Mitt Romney and President Obama are hitting the campaign trail Sunday at a furious pace by crossing time zones – and even each other – in a final effort to appeal to the undecided voters who will help determine the close race.
The candidates will make their closing arguments in six key battleground states.
Romney will hold three rallies – in Iowa, Ohio, then Pennsylvania while the president will visit New Hampshire, Florida, Ohio and Colorado.
Their events in Cleveland and Cincinnati respectively are just hours apart.
The candidates are once again tied nationally with two days remaining before Election Day, according to a Washington Post-ABC News tracking poll released Sunday.
Among likely voters, Obama and Romney are deadlocked at 48 percent. And for the first time this year, they are tied among independents voters, at 46 percent each, the poll says.
Romney's position going into Election Day is in part the result of how he performed in the three presidential debates, The Post reports.
Obama's campaign is mobilizing a massive get-out-the-vote effort aimed at carrying the Democrat to victory, as Romney makes a late play for votes in Democratic-leaning Pennsylvania.
Both campaigns were predicting wins in Tuesday's election. Obama was closing out the campaign with an apparent edge in some key battleground states, including Ohio. But Romney's campaign was projecting momentum and banking on late-breaking voters to propel him to victory in the exceedingly close race.
"Words are cheap and a record is real and it's earned with effort," Romney said Saturday, making a final appeal to voters in Colorado.
The Republican presidential nominee was cutting away briefly Sunday from the nine or so competitive states that have dominated the candidates' travel itineraries this fall. He and running mate Rep. Paul Ryan have an early-evening event planned in Morrisville, Pa. -- Romney's first rally in the state this fall.
Romney's visit follows the decision by his campaign and its Republican allies to put millions of dollars in television advertising in Pennsylvania during the race's final weeks. Obama's team followed suit, making a late advertising buy of its own.
The Republican ticket cast the late push into the Keystone State as a sign that Romney had momentum and a chance to pull away states that Obama's campaign assumed it would win handily.
The president's team called the move a "Hail Mary" and a sign Romney still doesn't have a clear pathway to reaching the required 270 Electoral College votes.

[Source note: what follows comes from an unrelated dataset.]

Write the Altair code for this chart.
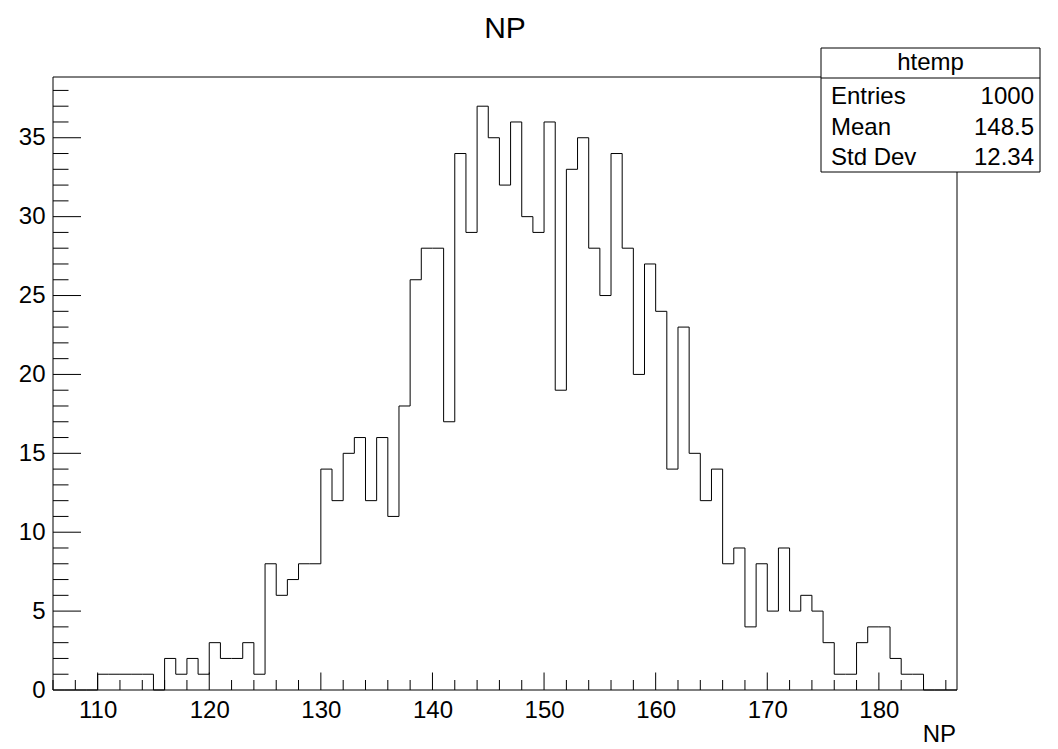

Democrats have a million-voter registration advantage in Pennsylvania. Obama senior adviser David Plouffe said that means Romney would have to win two-thirds of the state's independents, a prospect he called "an impossibility."
The president caught a few hours of sleep back at the White House Saturday night before hitting the campaign trail again Sunday. After Marine One lifts off from the South Lawn Sunday morning, Obama won't return to the executive mansion again until after Election Day.
The president's rallies are aimed at boosting Democratic enthusiasm and motivating as many supporters as possible to cast their votes, either in the final hours of early voting or on Tuesday, Election Day. Persuading undecided voters, now just a tiny sliver of the electorate in battleground states, has become a secondary priority.
Obama and former President Bill Clinton drew 24,000 people to an outdoor rally in Bristow, Va., on a cold Saturday night.
Clinton, his voice hoarse after a week of campaigning, said he had "given my voice in the service of my president." But that didn't stop him from launching into a 30-minute defense of Obama and his economic policies.
He also slammed Romney for his shifting positions, saying "He could be the chief contortionist for Cirque de Soleil."
Obama, who spoke second, embraced Clinton as he walked on stage. The president said at this stage of the campaign, he was largely "a prop" and the race was in the voters' hands.
"The power is not with us anymore," he said. "It's all up to you."
Obama's campaign said it had registered 1.8 million voters in key battleground states, nearly double the number of voters they registered in 2008. Campaign officials said volunteers had made 125 million personal phone calls or door knocks with voters.
Romney has also attracted large crowds in the final weekend of campaigning. His rally in Ohio on Friday drew more than 20,000 people.
Romney has been using teleprompters to deliver his final campaign speeches. He's claiming the mantle of change -- and highlighting what he says was a bipartisan record as governor of Massachusetts.
The Associated Press contributed to this report.